I am reading a book for this mission developing class I am taking this summer called Living Lutheran: Renewing Your Congregation by Dave Daubert. I love how it uplifts notions of social justice and community.
Yet I actually think that it struck me that mission often has an extroverted bias. One of the lines said that "Most of us learn more in community than we do by ourselves. Almost all of us learn more when we discussed what we have listened to or read than when we simply listen to someone else or read their words on a page. The act of speaking requires us to put thoughts together, to synthesize ideas and turn them into points that other people recongnize when they hear them." I could not help but realize that this is the notion that mentors and teachers have often stressed to me on how adults learn. However it is not how I learn. I find that I enjoy good conversations and discussions about things quite a bit. I often get frusterated when I am expected to think of good responses to things on the spot in group situations. I remember once in a workshop that I was required to attend, a peer was frusterated with me in a group context telling me "Come on just tell us what you think, get it out." My response was "I do not know what I think yet. I need time to formulate my thoughts more." One of the things I get frusterated with in this way of teaching that is stressed is that I do enjoy interacting with other people but when I am given information and am expected to interact right away, I often have a hard time even knowing what I am thinking when I hear other people respond right away. Its easy for me to latch on to or react to what other people in the group are saying than it is for me to figure out my own response to the material. Yes, life throws me punches and I am capable of going with it. However I tend to not know what I am really thinking until I have had time to process it alone.

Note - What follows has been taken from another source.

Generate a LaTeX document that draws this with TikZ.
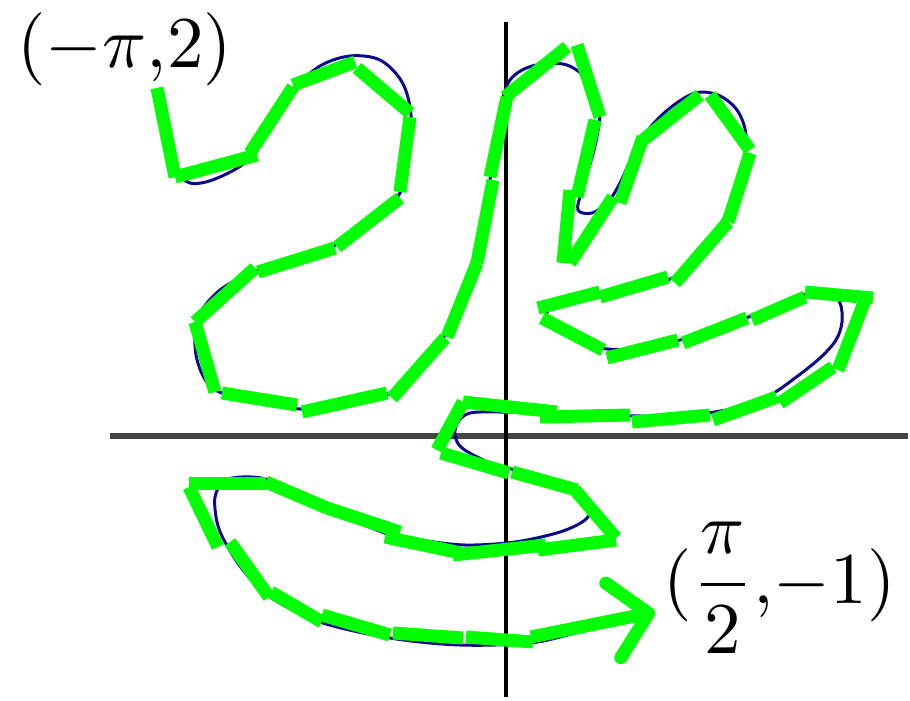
\documentclass[tikz,border=0pt]{standalone}
\usepackage{amsmath}
\usetikzlibrary{arrows.meta}
\definecolor{segCol}{RGB}{0,255,0}
\definecolor{curveCol}{RGB}{10,10,140}
\definecolor{axisCol}{RGB}{68,68,68}
\tikzset{
  seg/.style={segCol, line width=13pt},
  curve/.style={curveCol, line width=3pt},
  haxis/.style={axisCol, line width=6pt},
  vaxis/.style={black, line width=4pt},
  lbl/.style={scale=7.3, inner sep=0pt, anchor=base west},
  tip/.style={-{Straight Barb[length=36pt, width=76pt, round]}},
}
\begin{document}
\begin{tikzpicture}[x=1pt, y=-1pt]
  \useasboundingbox (0,0) rectangle (910,701);

  % axes
  \draw[haxis] (110,436) -- (908,436);
  \draw[vaxis] (506,22) -- (506,697);

  % exact curve
  \draw[curve] plot[smooth, tension=0.55] coordinates {
    (158,88) (166,125) (176,168) (190,183) (215,179) (248,160) (272,123)
    (293,90) (320,66) (350,56) (380,60) (402,82) (411,115) (408,160)
    (400,193) (372,223) (338,244) (298,257) (256,271) (220,290) (198,318)
    (196,355) (210,386) (240,398) (300,409) (345,405) (388,394) (420,365)
    (445,335) (468,280) (483,220) (493,160) (500,110) (510,80) (532,66)
    (563,64) (583,75) (597,93) (600,115) (594,150) (582,190) (578,210)
    (592,213) (608,202) (620,183) (633,155) (648,130) (670,108) (695,93)
    (718,95) (737,110) (746,135) (742,168) (728,210) (708,243) (685,270)
    (660,283) (625,292) (585,300) (556,306) (546,316) (560,332) (600,348)
    (640,348) (680,340) (720,329) (760,312) (800,296) (828,291) (840,303)
    (842,322) (836,340) (820,358) (795,378) (770,395) (735,408) (690,415)
    (640,416) (590,414) (540,413) (500,412) (470,413) (458,422) (455,435)
    (462,448) (488,462) (515,470) (550,480) (578,492) (590,508) (585,520)
    (560,532) (515,542) (465,545) (420,540) (390,535) (330,510) (290,490)
    (266,479) (242,477) (224,481) (215,497) (217,522) (225,542) (243,570)
    (270,597) (320,622) (390,638) (460,645) (530,643) (575,633) (615,622)
    (650,613)};

  % step segments
  \foreach \xa/\ya/\xb/\yb in {
      157/88/175/177, 175/177/257/155, 250/153/293/87, 293/85/355/62,
      357/68/410/113, 410/117/400/192, 400/198/337/247, 335/248/258/272,
      255/268/195/322, 195/322/215/392, 222/393/297/405, 302/412/387/393,
      392/398/445/338, 447/337/477/263, 477/263/493/180, 490/177/507/97,
      505/97/567/47, 577/45/600/117, 595/120/577/197, 570/190/563/263,
      570/263/613/197, 620/203/643/137, 643/140/700/95, 710/95/750/150,
      750/153/728/222, 728/222/675/283, 668/277/600/297, 600/292/538/308,
      542/318/603/350, 607/358/678/340, 683/343/747/318, 752/320/805/297,
      805/292/873/298, 865/300/838/370, 833/367/780/403, 777/397/713/420,
      710/415/632/422, 630/415/540/417, 557/412/463/402, 463/402/437/450,
      441/453/509/473, 512/472/577/490, 575/490/616/538, 616/540/538/550,
      546/545/453/555, 461/553/385/537, 400/532/327/508, 327/508/266/482,
      266/483/189/483, 189/487/218/547, 230/542/269/597, 271/592/322/622,
      322/615/390/635, 393/633/463/638, 466/637/533/642}
    \draw[seg] (\xa,\ya) -- (\xb,\yb);
  \draw[seg, tip] (531,637) -- (655,612);

  % end points
  \node[lbl] (startLbl) at (16,67) {$(-\pi,\!2)$};
  \node[lbl] (endLbl) at (662,603) {$(\dfrac{\pi}{2},\!-1)$};
\end{tikzpicture}
\end{document}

I had a well intended professor this last semester even who thought she was being helpful to us by not giving us a lot of writing assignments and having us come to class and discuss our questions and reactions to the material. For me I found that not having reading reflections assigned to us like some professors do to actually make do a lot more extra work for the class if I was going to be an active participant. However some of my other peers found this approach to be a releif from a lot of writing.
So I think that this approach to teaching in the church is probably not very friendly to people who are more introverted. In fact I think it might even scare them away! So how do you do mission to more introverted people? I think that having something like a Befrienders or Stephen Ministry would be to their liking, maybe even taking a creative spin on this that it does not need to be based in a need for pastoral counseling. I'm onto an idea here I think I would play with more. I also think that book study groups would be appealing as well. But it makes me think how the approach that mission often has is based in the extroverts world.
There is even a chapter in the book called "God prefers not to work alone." Another struggle point. Because I think that God works in the context of other people and in community quite a bit. However stressing this too much is hard for people who meet God in the quiet of nature, personal Bible study or personal meditation. Who maybe even prefer one on one conversations.
I think the challenge is that more of the population is extroverted than introverted. So introverts need to learn how to extrovert themselves to a certain degree in order to be sucessful. So how do we acknowledge that we need to find ways to serve both introverts AND extroverts to be a truly inclusive church.
Yes introverts need community too. But we need it in a different way. Stressing collaboration instead of everyone doing everything together has been a good way for me to feel better about working in groups. Although the amount of discussion about little things can seem annoying. I have often been in contexts as well where the mentality is that if you invite one person you should invite everyone. Having it be okay to invite just one or two people to do something would also make me feel better but the mentality of needing to include everyone in everything is a little stressful. With all of this in mind, how can we frame church in a way that there are opportunities that both introverts and extroverts can feel they thrive off of? How can we work together better? How can we tell people it is okay to be introverted, to be themselves and to be a part of the church? I often feel like introverts and extroverts have different gifts. However I also feel like extroversion is rewarded more as well. But I cant help but ask the question: Does mission tend to have an extroverted bias???